Plotting code records:
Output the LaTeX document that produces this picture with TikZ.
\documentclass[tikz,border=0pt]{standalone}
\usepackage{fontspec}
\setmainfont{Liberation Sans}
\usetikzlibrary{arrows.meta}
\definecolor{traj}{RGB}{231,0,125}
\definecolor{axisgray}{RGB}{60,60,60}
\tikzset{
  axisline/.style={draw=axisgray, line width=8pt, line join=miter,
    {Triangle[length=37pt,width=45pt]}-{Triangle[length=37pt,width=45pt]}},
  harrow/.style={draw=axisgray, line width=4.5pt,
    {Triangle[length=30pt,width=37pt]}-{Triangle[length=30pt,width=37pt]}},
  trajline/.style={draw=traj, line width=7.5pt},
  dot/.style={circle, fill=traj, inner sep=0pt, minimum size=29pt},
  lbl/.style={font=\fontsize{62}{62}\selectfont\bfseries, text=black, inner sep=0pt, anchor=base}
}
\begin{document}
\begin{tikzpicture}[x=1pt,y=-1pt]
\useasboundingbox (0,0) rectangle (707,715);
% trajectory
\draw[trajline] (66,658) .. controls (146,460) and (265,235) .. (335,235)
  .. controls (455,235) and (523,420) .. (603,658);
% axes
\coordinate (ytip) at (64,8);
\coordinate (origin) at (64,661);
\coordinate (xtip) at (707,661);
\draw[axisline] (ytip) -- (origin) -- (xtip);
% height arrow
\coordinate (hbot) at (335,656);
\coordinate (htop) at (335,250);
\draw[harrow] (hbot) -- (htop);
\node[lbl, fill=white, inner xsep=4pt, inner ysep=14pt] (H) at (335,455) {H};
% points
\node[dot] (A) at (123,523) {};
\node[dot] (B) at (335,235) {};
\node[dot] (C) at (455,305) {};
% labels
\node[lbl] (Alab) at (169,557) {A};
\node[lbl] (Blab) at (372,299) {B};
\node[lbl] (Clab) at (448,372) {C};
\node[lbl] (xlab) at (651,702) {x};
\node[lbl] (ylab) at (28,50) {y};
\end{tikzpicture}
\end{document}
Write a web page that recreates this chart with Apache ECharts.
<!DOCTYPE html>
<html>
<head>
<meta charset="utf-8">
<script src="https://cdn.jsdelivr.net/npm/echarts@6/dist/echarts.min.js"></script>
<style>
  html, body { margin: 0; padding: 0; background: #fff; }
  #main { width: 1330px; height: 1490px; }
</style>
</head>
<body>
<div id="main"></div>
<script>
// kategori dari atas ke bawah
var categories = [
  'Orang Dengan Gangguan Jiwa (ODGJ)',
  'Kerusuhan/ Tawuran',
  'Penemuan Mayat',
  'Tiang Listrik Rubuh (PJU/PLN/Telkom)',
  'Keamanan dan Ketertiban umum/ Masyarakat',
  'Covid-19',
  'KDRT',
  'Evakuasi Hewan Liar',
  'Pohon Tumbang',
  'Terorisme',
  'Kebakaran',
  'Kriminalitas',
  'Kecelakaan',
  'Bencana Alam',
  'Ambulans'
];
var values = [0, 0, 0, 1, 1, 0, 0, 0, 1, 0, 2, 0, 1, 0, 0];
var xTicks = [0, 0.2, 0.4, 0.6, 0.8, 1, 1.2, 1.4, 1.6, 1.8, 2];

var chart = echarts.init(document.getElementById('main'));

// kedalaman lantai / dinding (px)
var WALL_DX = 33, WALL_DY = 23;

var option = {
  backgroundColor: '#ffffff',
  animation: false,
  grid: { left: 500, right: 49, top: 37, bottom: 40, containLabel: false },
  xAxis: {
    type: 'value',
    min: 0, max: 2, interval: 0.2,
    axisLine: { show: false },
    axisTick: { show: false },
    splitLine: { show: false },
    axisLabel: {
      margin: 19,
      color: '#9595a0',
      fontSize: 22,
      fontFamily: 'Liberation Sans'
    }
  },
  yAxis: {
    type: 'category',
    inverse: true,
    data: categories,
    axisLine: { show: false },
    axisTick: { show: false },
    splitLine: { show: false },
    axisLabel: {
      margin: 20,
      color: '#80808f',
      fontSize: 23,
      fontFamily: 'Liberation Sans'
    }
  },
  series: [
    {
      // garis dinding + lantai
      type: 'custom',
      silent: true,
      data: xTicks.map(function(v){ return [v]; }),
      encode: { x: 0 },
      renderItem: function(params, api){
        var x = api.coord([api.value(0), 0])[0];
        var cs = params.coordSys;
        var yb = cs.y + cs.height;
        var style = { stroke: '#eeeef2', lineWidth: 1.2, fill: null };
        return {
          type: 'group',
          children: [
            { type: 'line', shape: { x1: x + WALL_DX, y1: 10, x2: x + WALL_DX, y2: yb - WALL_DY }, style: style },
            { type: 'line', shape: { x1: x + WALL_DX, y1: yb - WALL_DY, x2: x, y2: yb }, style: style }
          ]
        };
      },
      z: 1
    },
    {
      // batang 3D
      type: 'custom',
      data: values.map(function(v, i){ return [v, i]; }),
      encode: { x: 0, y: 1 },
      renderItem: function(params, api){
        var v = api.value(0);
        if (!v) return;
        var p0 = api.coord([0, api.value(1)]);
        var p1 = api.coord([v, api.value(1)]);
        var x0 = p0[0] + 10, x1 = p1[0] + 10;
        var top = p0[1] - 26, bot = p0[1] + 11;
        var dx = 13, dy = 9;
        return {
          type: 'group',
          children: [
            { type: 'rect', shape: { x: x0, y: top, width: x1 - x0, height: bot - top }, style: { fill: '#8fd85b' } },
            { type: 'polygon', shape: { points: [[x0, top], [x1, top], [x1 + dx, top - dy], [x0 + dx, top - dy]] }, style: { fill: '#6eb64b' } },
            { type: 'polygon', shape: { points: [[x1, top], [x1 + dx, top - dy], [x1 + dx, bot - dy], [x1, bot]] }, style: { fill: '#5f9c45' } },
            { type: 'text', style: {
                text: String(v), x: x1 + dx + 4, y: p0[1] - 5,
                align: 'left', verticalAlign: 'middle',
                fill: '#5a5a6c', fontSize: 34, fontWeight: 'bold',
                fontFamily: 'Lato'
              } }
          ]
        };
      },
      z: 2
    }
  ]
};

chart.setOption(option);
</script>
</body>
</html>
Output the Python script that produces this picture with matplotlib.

» Requirements
Print the listing above in full, exactly as it is.

» Result
Output the LaTeX document that produces this picture with TikZ.
\documentclass[tikz,border=0pt]{standalone}
\usepackage{fontspec}
\setmainfont{Liberation Sans}
\usetikzlibrary{arrows.meta}
\definecolor{traj}{RGB}{231,0,125}
\definecolor{axisgray}{RGB}{60,60,60}
\tikzset{
  axisline/.style={draw=axisgray, line width=8pt, line join=miter,
    {Triangle[length=37pt,width=45pt]}-{Triangle[length=37pt,width=45pt]}},
  harrow/.style={draw=axisgray, line width=4.5pt,
    {Triangle[length=30pt,width=37pt]}-{Triangle[length=30pt,width=37pt]}},
  trajline/.style={draw=traj, line width=7.5pt},
  dot/.style={circle, fill=traj, inner sep=0pt, minimum size=29pt},
  lbl/.style={font=\fontsize{62}{62}\selectfont\bfseries, text=black, inner sep=0pt, anchor=base}
}
\begin{document}
\begin{tikzpicture}[x=1pt,y=-1pt]
\useasboundingbox (0,0) rectangle (707,715);
% trajectory
\draw[trajline] (66,658) .. controls (146,460) and (265,235) .. (335,235)
  .. controls (455,235) and (523,420) .. (603,658);
% axes
\coordinate (ytip) at (64,8);
\coordinate (origin) at (64,661);
\coordinate (xtip) at (707,661);
\draw[axisline] (ytip) -- (origin) -- (xtip);
% height arrow
\coordinate (hbot) at (335,656);
\coordinate (htop) at (335,250);
\draw[harrow] (hbot) -- (htop);
\node[lbl, fill=white, inner xsep=4pt, inner ysep=14pt] (H) at (335,455) {H};
% points
\node[dot] (A) at (123,523) {};
\node[dot] (B) at (335,235) {};
\node[dot] (C) at (455,305) {};
% labels
\node[lbl] (Alab) at (169,557) {A};
\node[lbl] (Blab) at (372,299) {B};
\node[lbl] (Clab) at (448,372) {C};
\node[lbl] (xlab) at (651,702) {x};
\node[lbl] (ylab) at (28,50) {y};
\end{tikzpicture}
\end{document}
Write a web page that recreates this chart with Apache ECharts.
<!DOCTYPE html>
<html>
<head>
<meta charset="utf-8">
<script src="https://cdn.jsdelivr.net/npm/echarts@6/dist/echarts.min.js"></script>
<style>
  html, body { margin: 0; padding: 0; background: #fff; }
  #main { width: 1330px; height: 1490px; }
</style>
</head>
<body>
<div id="main"></div>
<script>
// kategori dari atas ke bawah
var categories = [
  'Orang Dengan Gangguan Jiwa (ODGJ)',
  'Kerusuhan/ Tawuran',
  'Penemuan Mayat',
  'Tiang Listrik Rubuh (PJU/PLN/Telkom)',
  'Keamanan dan Ketertiban umum/ Masyarakat',
  'Covid-19',
  'KDRT',
  'Evakuasi Hewan Liar',
  'Pohon Tumbang',
  'Terorisme',
  'Kebakaran',
  'Kriminalitas',
  'Kecelakaan',
  'Bencana Alam',
  'Ambulans'
];
var values = [0, 0, 0, 1, 1, 0, 0, 0, 1, 0, 2, 0, 1, 0, 0];
var xTicks = [0, 0.2, 0.4, 0.6, 0.8, 1, 1.2, 1.4, 1.6, 1.8, 2];

var chart = echarts.init(document.getElementById('main'));

// kedalaman lantai / dinding (px)
var WALL_DX = 33, WALL_DY = 23;

var option = {
  backgroundColor: '#ffffff',
  animation: false,
  grid: { left: 500, right: 49, top: 37, bottom: 40, containLabel: false },
  xAxis: {
    type: 'value',
    min: 0, max: 2, interval: 0.2,
    axisLine: { show: false },
    axisTick: { show: false },
    splitLine: { show: false },
    axisLabel: {
      margin: 19,
      color: '#9595a0',
      fontSize: 22,
      fontFamily: 'Liberation Sans'
    }
  },
  yAxis: {
    type: 'category',
    inverse: true,
    data: categories,
    axisLine: { show: false },
    axisTick: { show: false },
    splitLine: { show: false },
    axisLabel: {
      margin: 20,
      color: '#80808f',
      fontSize: 23,
      fontFamily: 'Liberation Sans'
    }
  },
  series: [
    {
      // garis dinding + lantai
      type: 'custom',
      silent: true,
      data: xTicks.map(function(v){ return [v]; }),
      encode: { x: 0 },
      renderItem: function(params, api){
        var x = api.coord([api.value(0), 0])[0];
        var cs = params.coordSys;
        var yb = cs.y + cs.height;
        var style = { stroke: '#eeeef2', lineWidth: 1.2, fill: null };
        return {
          type: 'group',
          children: [
            { type: 'line', shape: { x1: x + WALL_DX, y1: 10, x2: x + WALL_DX, y2: yb - WALL_DY }, style: style },
            { type: 'line', shape: { x1: x + WALL_DX, y1: yb - WALL_DY, x2: x, y2: yb }, style: style }
          ]
        };
      },
      z: 1
    },
    {
      // batang 3D
      type: 'custom',
      data: values.map(function(v, i){ return [v, i]; }),
      encode: { x: 0, y: 1 },
      renderItem: function(params, api){
        var v = api.value(0);
        if (!v) return;
        var p0 = api.coord([0, api.value(1)]);
        var p1 = api.coord([v, api.value(1)]);
        var x0 = p0[0] + 10, x1 = p1[0] + 10;
        var top = p0[1] - 26, bot = p0[1] + 11;
        var dx = 13, dy = 9;
        return {
          type: 'group',
          children: [
            { type: 'rect', shape: { x: x0, y: top, width: x1 - x0, height: bot - top }, style: { fill: '#8fd85b' } },
            { type: 'polygon', shape: { points: [[x0, top], [x1, top], [x1 + dx, top - dy], [x0 + dx, top - dy]] }, style: { fill: '#6eb64b' } },
            { type: 'polygon', shape: { points: [[x1, top], [x1 + dx, top - dy], [x1 + dx, bot - dy], [x1, bot]] }, style: { fill: '#5f9c45' } },
            { type: 'text', style: {
                text: String(v), x: x1 + dx + 4, y: p0[1] - 5,
                align: 'left', verticalAlign: 'middle',
                fill: '#5a5a6c', fontSize: 34, fontWeight: 'bold',
                fontFamily: 'Lato'
              } }
          ]
        };
      },
      z: 2
    }
  ]
};

chart.setOption(option);
</script>
</body>
</html>
Output the Python script that produces this picture with matplotlib.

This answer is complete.